— begin —

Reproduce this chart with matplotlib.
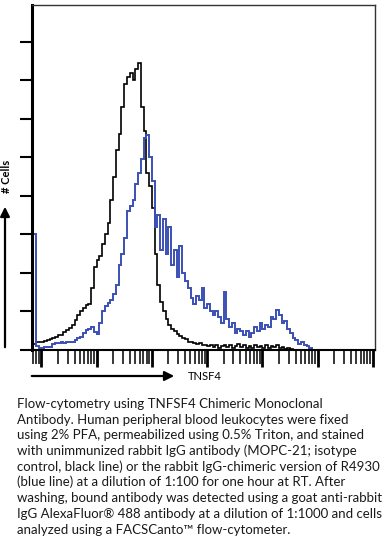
import numpy as np
import matplotlib.pyplot as plt
from matplotlib.ticker import LogLocator, NullFormatter

# Histogram bins: log10 of TNSF4 intensity, lower edge and bin width (decades)
LOG_START = -0.15
LOG_STEP = 0.05

# Isotype control (black line), # cells per bin
isotype = [0.15, 0.2, 0.2, 0.22, 0.24, 0.26, 0.28, 0.3, 0.34, 0.38,
           0.4, 0.46, 0.52, 0.58, 0.66, 0.78, 0.9, 1.0, 1.1, 1.17,
           1.2, 1.6, 2.15, 2.35, 2.45, 2.75, 3.0, 3.3, 3.9, 4.5,
           5.2, 5.6, 6.3, 6.9, 7.1, 7.2, 7.0, 7.3, 7.45, 6.3,
           5.7, 4.6, 4.25, 3.7, 2.5, 1.7, 1.25, 1.0, 0.8, 0.65,
           0.55, 0.5, 0.42, 0.36, 0.3, 0.28, 0.22, 0.2, 0.18, 0.15,
           0.17, 0.12, 0.14, 0.1, 0.13, 0.08, 0.12, 0.06, 0.1, 0.14,
           0.08, 0.12, 0.05, 0.1, 0.16, 0.08, 0.12, 0.06, 0.1, 0.04,
           0.12, 0.07, 0.1, 0.05, 0.14, 0.06, 0.1, 0.08, 0.12, 0.04,
           0.08, 0.03, 0.05, 0.02]

# R4930 rabbit IgG-chimeric (blue line), # cells per bin
r4930 = [3.0, 0.1, 0.06, 0.06, 0.08, 0.07, 0.08, 0.16, 0.18, 0.18,
         0.2, 0.18, 0.2, 0.2, 0.22, 0.26, 0.3, 0.34, 0.45, 0.52,
         0.55, 0.6, 0.48, 0.42, 0.7, 1.0, 1.15, 1.22, 1.3, 1.45,
         1.7, 2.2, 2.5, 2.9, 3.6, 3.75, 3.9, 4.3, 4.6, 4.95,
         5.5, 5.58, 5.0, 4.4, 3.2, 3.5, 2.6, 3.4, 2.5, 3.2,
         2.2, 2.6, 1.9, 2.7, 2.0, 1.8, 1.6, 1.35, 1.2, 1.4,
         1.3, 1.6, 1.1, 1.2, 1.0, 0.9, 1.0, 0.85, 0.7, 1.5,
         0.8, 0.6, 0.7, 0.45, 0.55, 0.5, 0.4, 0.5, 0.35, 0.45,
         0.6, 0.5, 0.7, 0.55, 0.65, 0.6, 0.85, 0.8, 1.05, 0.9,
         0.7, 0.75, 0.55, 0.45, 0.3, 0.25, 0.15, 0.22, 0.12, 0.1,
         0.05]

caption = [
    "Flow-cytometry using TNFSF4 Chimeric Monoclonal",
    "Antibody. Human peripheral blood leukocytes were fixed",
    "using 2% PFA, permeabilized using 0.5% Triton, and stained",
    "with unimmunized rabbit IgG antibody (MOPC-21; isotype",
    "control, black line) or the rabbit IgG-chimeric version of R4930",
    "(blue line) at a dilution of 1:100 for one hour at RT. After",
    "washing, bound antibody was detected using a goat anti-rabbit",
    "IgG AlexaFluor\u00ae 488 antibody at a dilution of 1:1000 and cells",
    "analyzed using a FACSCanto\u2122 flow-cytometer.",
]

W, H = 387, 540


def edges_for(counts):
    return 10 ** (LOG_START + LOG_STEP * np.arange(len(counts) + 1))


def fx(px):
    return px / W


def fy(py):
    return 1 - py / H


fig = plt.figure(figsize=(W / 100, H / 100), dpi=100)
ax = fig.add_axes([fx(32), fy(350), (375 - 32) / W, (350 - 5) / H])

ax.stairs(isotype, edges_for(isotype), color="black", lw=1.2)
ax.stairs(r4930, edges_for(r4930), color="#3b4fb5", lw=1.4)

ax.set_xscale("log")
ax.set_xlim(10 ** -0.17, 10 ** 6.04)
ax.set_ylim(0, 8.96)

ax.xaxis.set_major_locator(LogLocator(base=10, numticks=20))
ax.xaxis.set_minor_locator(LogLocator(base=10, subs=np.arange(2, 10), numticks=20))
ax.xaxis.set_major_formatter(NullFormatter())
ax.xaxis.set_minor_formatter(NullFormatter())
ax.set_yticks(range(9))
ax.set_yticklabels([])

ax.tick_params(axis="x", which="major", direction="out", length=12, width=2, color="black")
ax.tick_params(axis="x", which="minor", direction="out", length=10, width=1.1, color="black")
ax.tick_params(axis="y", which="major", direction="out", length=9, width=1.5, color="black")

ax.spines["left"].set_linewidth(2.2)
ax.spines["bottom"].set_linewidth(1.5)
for s in ("top", "right"):
    ax.spines[s].set_linewidth(1.0)
    ax.spines[s].set_color("#333333")

# axis arrows and labels
ax.annotate("", xy=(fx(5), fy(204)), xytext=(fx(5), fy(350)),
            xycoords="figure fraction", textcoords="figure fraction",
            arrowprops=dict(arrowstyle="-|>", lw=1.6, color="black", mutation_scale=14))
ax.annotate("", xy=(fx(177), fy(376)), xytext=(fx(29), fy(376)),
            xycoords="figure fraction", textcoords="figure fraction",
            arrowprops=dict(arrowstyle="-|>", lw=1.6, color="black", mutation_scale=14))

fig.text(fx(6), fy(176), "# Cells", rotation=90, ha="center", va="center",
         fontsize=8, fontweight="bold", family=["Lato", "DejaVu Sans"])
fig.text(fx(188), fy(376), "TNSF4", ha="left", va="center",
         fontsize=8, family=["Lato", "DejaVu Sans"])

for k, line in enumerate(caption):
    fig.text(fx(17), fy(408 + 15.7 * k), line, ha="left", va="baseline",
             fontsize=9.5, color="#1a1a1a", family=["Lato", "DejaVu Sans"])

fig.savefig("out.png", dpi=100)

— end —

• _Work instructions_
Check every line of the data above for the string "with", and copy those that have it.

• _Result of this task_
Reproduce this chart with matplotlib.
    "with unimmunized rabbit IgG antibody (MOPC-21; isotype",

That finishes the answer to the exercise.